Está en juego una porción no desdeñable de legitimidad para defender, como hizo el Rey ante Torra, hace ahora justamente un año, la plenitud de la democracia española
Y lo que anuncia el actual contexto político, el de una España en abierta confrontación territorial e ideológica, cuyos líderes parecen incapaces de fijar un catálogo de medidas urgentes ajenas al interés partidista, no es precisamente la firma de un acuerdo que englobe a una amplia mayoría parlamentaria para fortificar la independencia de estos entes, sino justamente lo contrario: un arreglo en el que la meritocracia pasará a un segundo plano y cada cual ocupará, con lumbreras de fidelidad perruna, la cuota parte de poder que entienda le corresponde. ¿Democracia plena?
Justamente hace ahora un año, en la cena de inauguración del Mobile World Congress en Barcelona, Felipe VI le recordaba a Quim Torra que España era uno de los veinte países reconocidos internacionalmente como una “democracia plena” gracias, en buena parte, al “éxito político sin precedentes” de la Constitución.
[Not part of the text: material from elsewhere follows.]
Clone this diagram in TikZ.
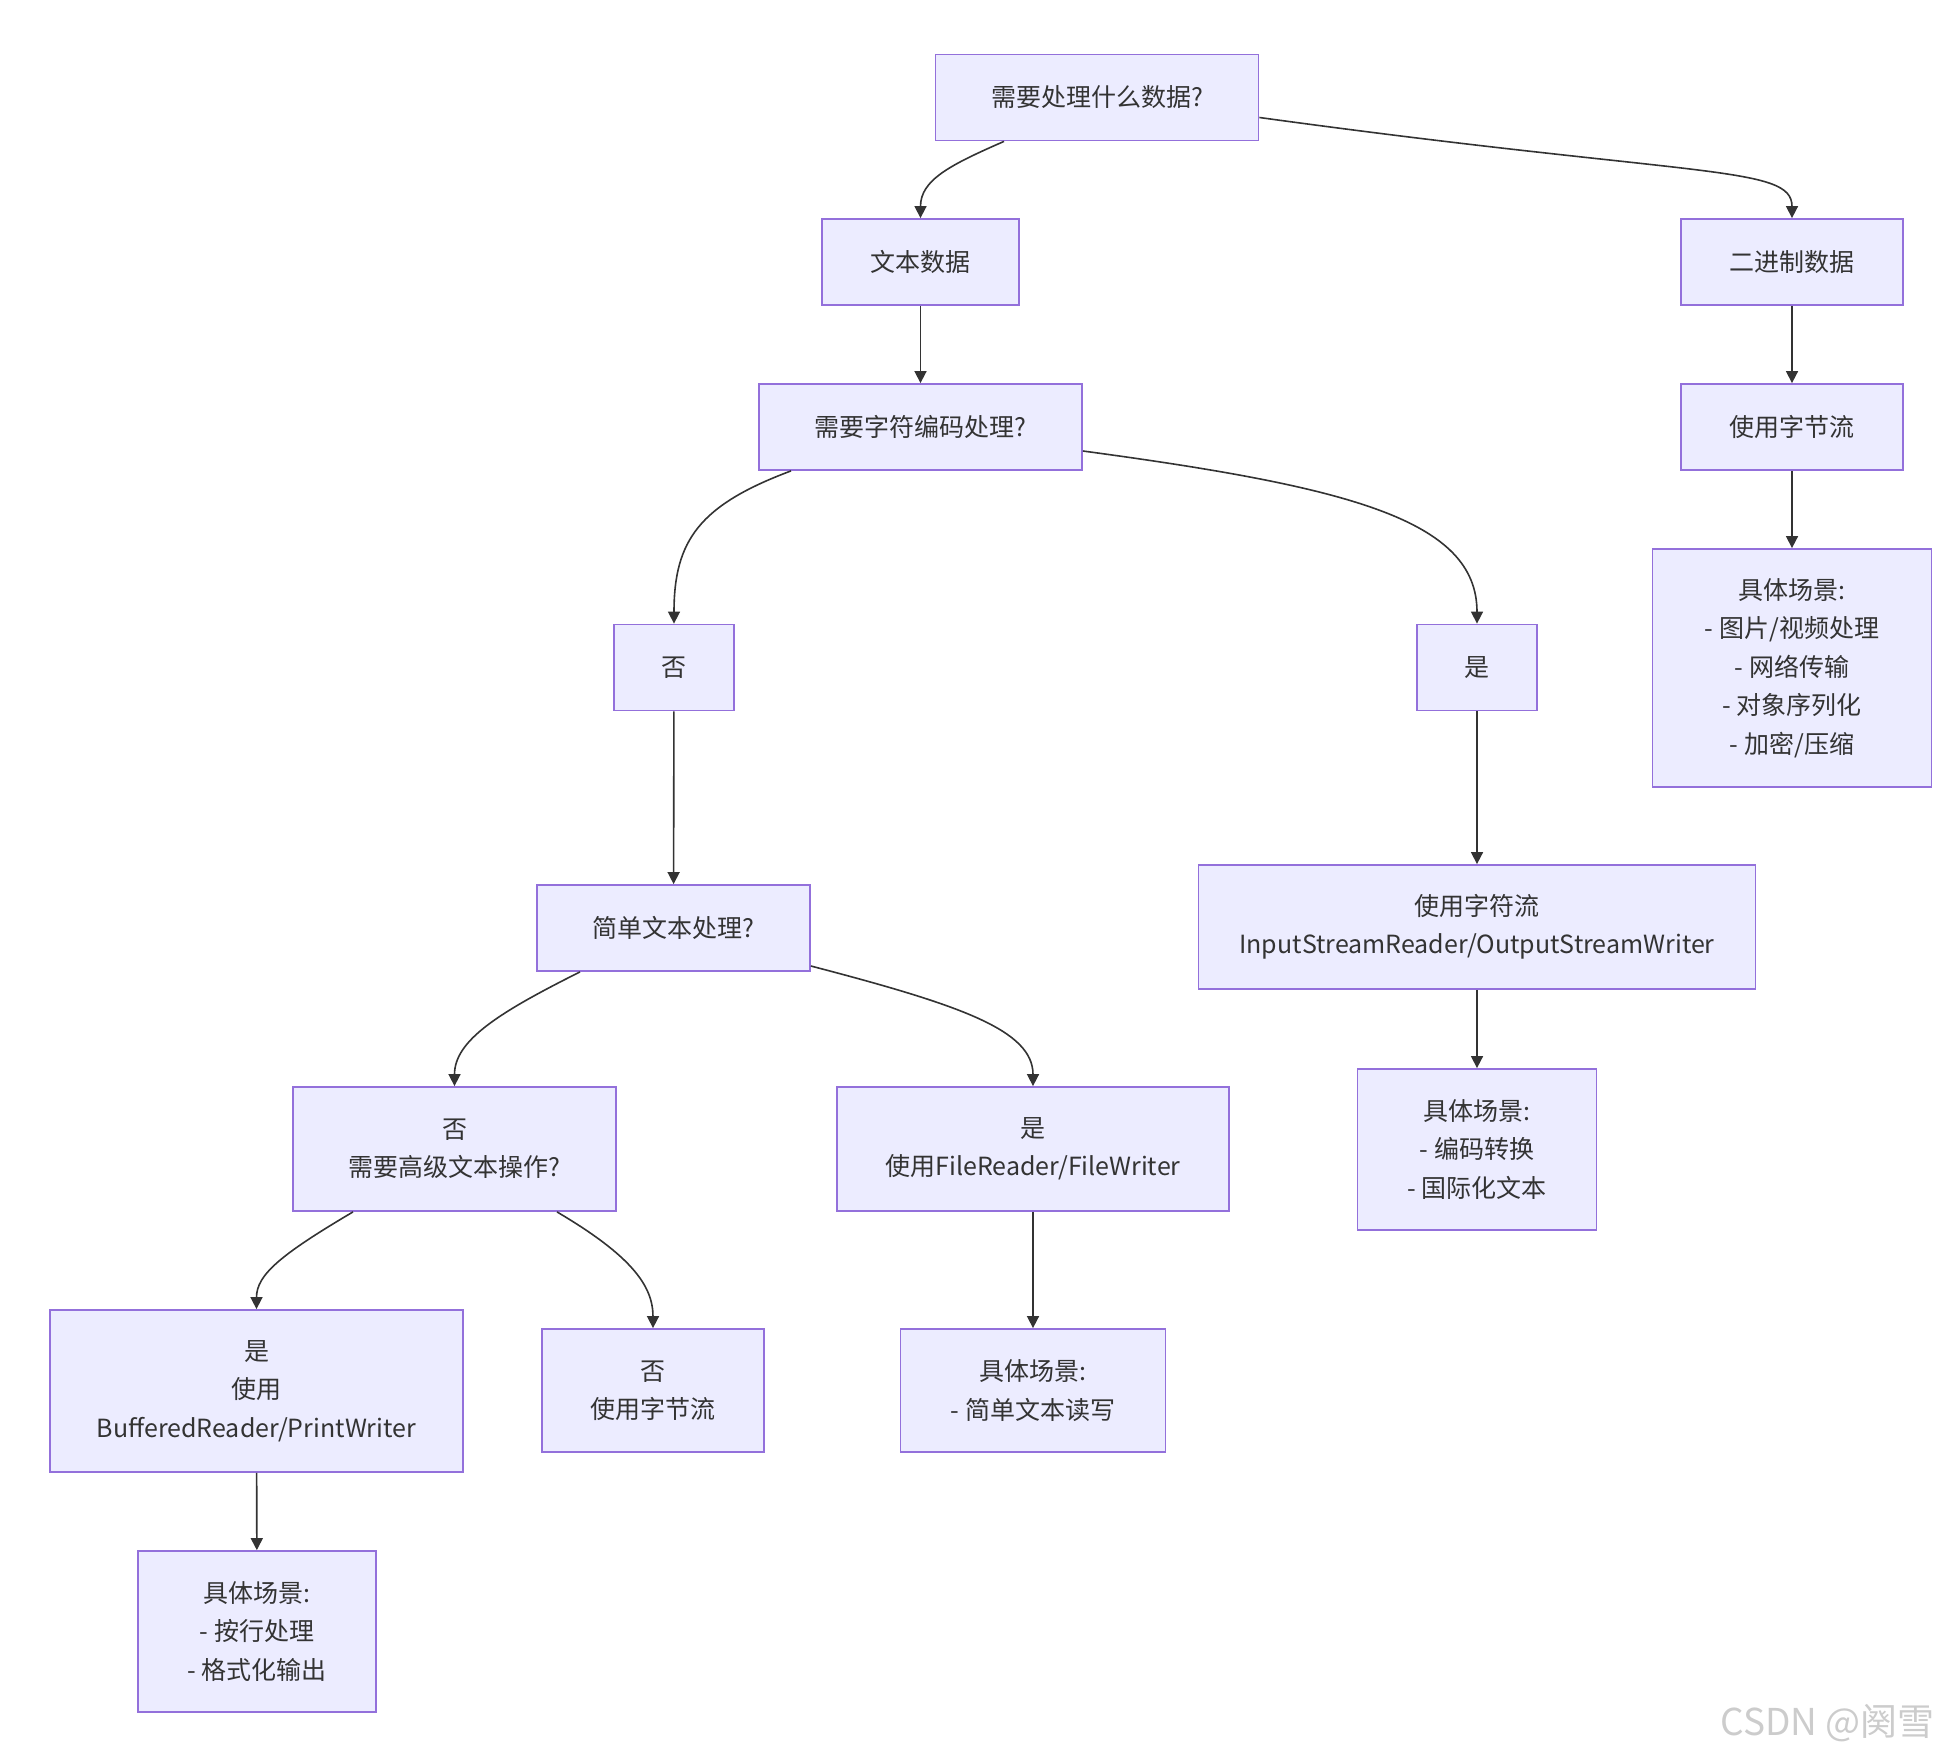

No está en juego el puesto en un ranking. Está en juego algo más serio. Entre otras cosas, una porción no desdeñable de legitimidad para defender, como hizo el Rey ante el felón y, lo que es más importante, ante la comunidad internacional, la plenitud de nuestra democracia.
España está a un paso de derivar hacia una democracia “incompleta”. Y si eso llegara a suceder, los más favorecidos no serán los países que hoy nos miran desde los escalones inferiores del escalafón, sino aquellos que en mayor medida, particularmente desde septiembre de 2017, han conspirado con el dinero de todos para lograr tal degradación. Los Junqueras, Puigdemont y Torra habrán ganado, y los demás habremos perdido. Y no habrá manera de evitarlo si no señalamos ya con el dedo, si no les hacemos ver el enorme coste de su irresponsabilidad, a los que lo van a permitir.